Report back each line of the records that contains the string "matplotlib".

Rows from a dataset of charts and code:
· · ·
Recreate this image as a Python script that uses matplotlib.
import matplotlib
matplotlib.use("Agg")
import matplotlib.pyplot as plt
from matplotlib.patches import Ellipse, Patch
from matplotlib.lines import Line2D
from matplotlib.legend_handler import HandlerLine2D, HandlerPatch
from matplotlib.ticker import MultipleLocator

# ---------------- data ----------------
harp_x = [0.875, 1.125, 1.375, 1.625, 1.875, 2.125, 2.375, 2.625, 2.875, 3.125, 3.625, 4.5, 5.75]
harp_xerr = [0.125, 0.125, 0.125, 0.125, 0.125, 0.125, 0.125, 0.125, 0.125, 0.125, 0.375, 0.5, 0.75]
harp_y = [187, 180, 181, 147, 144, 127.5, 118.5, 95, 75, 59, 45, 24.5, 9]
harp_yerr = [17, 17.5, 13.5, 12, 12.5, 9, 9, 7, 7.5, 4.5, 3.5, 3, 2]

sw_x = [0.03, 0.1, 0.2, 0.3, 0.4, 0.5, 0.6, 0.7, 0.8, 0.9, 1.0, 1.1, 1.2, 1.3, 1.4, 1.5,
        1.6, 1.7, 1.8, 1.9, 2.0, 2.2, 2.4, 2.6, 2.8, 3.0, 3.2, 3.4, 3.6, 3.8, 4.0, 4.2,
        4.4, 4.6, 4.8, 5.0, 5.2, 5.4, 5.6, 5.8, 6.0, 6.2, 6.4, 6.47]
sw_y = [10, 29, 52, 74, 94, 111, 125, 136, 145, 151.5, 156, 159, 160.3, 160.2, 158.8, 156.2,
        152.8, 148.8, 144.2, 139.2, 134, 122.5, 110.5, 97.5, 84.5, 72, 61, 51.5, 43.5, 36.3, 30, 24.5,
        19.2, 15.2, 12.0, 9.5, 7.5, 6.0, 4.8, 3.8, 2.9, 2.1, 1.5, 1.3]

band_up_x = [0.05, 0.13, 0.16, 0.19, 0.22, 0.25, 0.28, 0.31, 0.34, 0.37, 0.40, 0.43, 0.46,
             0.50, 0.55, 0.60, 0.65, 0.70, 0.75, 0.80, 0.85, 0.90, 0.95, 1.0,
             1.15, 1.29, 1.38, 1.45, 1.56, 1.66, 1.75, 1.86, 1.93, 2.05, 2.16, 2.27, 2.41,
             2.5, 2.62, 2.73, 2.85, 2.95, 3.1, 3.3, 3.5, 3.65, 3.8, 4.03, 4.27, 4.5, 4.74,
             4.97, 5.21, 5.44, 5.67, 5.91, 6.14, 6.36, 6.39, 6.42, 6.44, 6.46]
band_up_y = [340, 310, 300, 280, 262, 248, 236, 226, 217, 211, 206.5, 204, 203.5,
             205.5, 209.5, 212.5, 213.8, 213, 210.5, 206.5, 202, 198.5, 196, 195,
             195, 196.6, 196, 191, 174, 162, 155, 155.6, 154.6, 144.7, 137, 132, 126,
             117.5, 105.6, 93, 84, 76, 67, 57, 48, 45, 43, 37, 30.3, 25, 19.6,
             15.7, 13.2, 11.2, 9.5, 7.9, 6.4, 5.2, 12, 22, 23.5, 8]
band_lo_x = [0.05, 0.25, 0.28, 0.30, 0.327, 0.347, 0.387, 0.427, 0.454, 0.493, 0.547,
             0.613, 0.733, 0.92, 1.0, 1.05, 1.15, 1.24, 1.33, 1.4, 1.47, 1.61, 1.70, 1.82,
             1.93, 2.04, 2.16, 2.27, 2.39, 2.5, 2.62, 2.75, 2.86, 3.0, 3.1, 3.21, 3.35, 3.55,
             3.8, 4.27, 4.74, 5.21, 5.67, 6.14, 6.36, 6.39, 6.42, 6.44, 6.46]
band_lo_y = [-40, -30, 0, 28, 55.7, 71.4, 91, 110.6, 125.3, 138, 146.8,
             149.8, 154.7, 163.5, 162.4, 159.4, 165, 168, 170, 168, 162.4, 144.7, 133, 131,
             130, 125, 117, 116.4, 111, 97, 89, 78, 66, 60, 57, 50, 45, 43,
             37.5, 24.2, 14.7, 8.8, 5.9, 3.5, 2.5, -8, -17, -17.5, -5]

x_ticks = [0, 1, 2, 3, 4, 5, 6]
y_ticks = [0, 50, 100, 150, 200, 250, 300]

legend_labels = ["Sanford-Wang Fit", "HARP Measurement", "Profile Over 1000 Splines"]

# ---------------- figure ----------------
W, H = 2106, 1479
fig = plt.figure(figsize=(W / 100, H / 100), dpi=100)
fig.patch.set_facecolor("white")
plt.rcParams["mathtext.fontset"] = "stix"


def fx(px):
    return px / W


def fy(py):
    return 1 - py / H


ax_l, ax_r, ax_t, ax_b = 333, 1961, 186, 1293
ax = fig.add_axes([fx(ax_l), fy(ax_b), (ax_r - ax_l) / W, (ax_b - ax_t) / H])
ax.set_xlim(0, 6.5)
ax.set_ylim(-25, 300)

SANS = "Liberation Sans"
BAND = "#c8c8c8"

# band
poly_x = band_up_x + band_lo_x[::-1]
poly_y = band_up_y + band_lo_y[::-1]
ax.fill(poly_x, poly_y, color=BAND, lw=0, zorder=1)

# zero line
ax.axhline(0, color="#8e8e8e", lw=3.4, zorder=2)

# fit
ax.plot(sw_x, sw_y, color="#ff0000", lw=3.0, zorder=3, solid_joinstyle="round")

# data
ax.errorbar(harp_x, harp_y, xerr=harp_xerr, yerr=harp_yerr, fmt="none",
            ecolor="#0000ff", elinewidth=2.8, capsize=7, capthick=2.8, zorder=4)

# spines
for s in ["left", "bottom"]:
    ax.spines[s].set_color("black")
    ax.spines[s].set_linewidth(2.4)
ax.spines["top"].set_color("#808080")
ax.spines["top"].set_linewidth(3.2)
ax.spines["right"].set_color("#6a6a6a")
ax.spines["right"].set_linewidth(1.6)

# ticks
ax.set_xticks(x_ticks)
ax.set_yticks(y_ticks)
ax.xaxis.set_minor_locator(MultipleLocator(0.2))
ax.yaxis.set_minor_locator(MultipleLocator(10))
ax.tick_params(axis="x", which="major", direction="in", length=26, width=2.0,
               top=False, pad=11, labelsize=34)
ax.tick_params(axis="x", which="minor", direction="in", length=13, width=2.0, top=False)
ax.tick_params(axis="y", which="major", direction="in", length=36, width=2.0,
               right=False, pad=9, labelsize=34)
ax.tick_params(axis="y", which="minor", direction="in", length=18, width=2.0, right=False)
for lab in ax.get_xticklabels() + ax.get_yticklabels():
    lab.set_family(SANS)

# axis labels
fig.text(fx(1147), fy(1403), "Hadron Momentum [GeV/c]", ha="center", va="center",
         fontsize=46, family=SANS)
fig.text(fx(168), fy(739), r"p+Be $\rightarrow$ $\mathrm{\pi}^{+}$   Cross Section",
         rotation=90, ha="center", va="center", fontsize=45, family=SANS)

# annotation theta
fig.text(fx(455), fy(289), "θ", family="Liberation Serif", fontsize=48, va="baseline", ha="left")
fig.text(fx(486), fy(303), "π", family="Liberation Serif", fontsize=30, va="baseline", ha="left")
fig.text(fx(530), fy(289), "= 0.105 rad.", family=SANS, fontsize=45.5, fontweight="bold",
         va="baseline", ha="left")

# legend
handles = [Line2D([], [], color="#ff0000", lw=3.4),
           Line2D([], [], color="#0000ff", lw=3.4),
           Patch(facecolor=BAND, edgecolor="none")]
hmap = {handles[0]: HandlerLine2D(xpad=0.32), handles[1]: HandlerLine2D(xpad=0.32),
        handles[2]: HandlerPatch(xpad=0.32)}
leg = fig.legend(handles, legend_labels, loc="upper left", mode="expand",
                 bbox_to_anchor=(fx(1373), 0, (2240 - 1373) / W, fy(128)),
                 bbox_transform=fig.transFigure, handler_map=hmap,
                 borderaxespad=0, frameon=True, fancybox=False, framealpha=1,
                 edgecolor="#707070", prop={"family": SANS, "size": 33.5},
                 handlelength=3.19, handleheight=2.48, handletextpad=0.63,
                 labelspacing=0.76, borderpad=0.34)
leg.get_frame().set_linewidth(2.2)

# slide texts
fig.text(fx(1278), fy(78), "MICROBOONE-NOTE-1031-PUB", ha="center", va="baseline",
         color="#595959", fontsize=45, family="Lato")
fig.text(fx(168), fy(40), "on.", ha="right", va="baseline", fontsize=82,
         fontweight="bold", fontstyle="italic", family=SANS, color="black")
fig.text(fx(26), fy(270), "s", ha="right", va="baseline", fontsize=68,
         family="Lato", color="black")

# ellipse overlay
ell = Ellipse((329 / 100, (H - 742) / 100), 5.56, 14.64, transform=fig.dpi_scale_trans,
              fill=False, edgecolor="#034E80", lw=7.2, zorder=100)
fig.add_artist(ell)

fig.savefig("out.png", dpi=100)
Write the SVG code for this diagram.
· · ·
Response to this task.
Recreate this image as a Python script that uses matplotlib.
import matplotlib
matplotlib.use("Agg")
import matplotlib.pyplot as plt
from matplotlib.patches import Ellipse, Patch
from matplotlib.lines import Line2D
from matplotlib.legend_handler import HandlerLine2D, HandlerPatch
from matplotlib.ticker import MultipleLocator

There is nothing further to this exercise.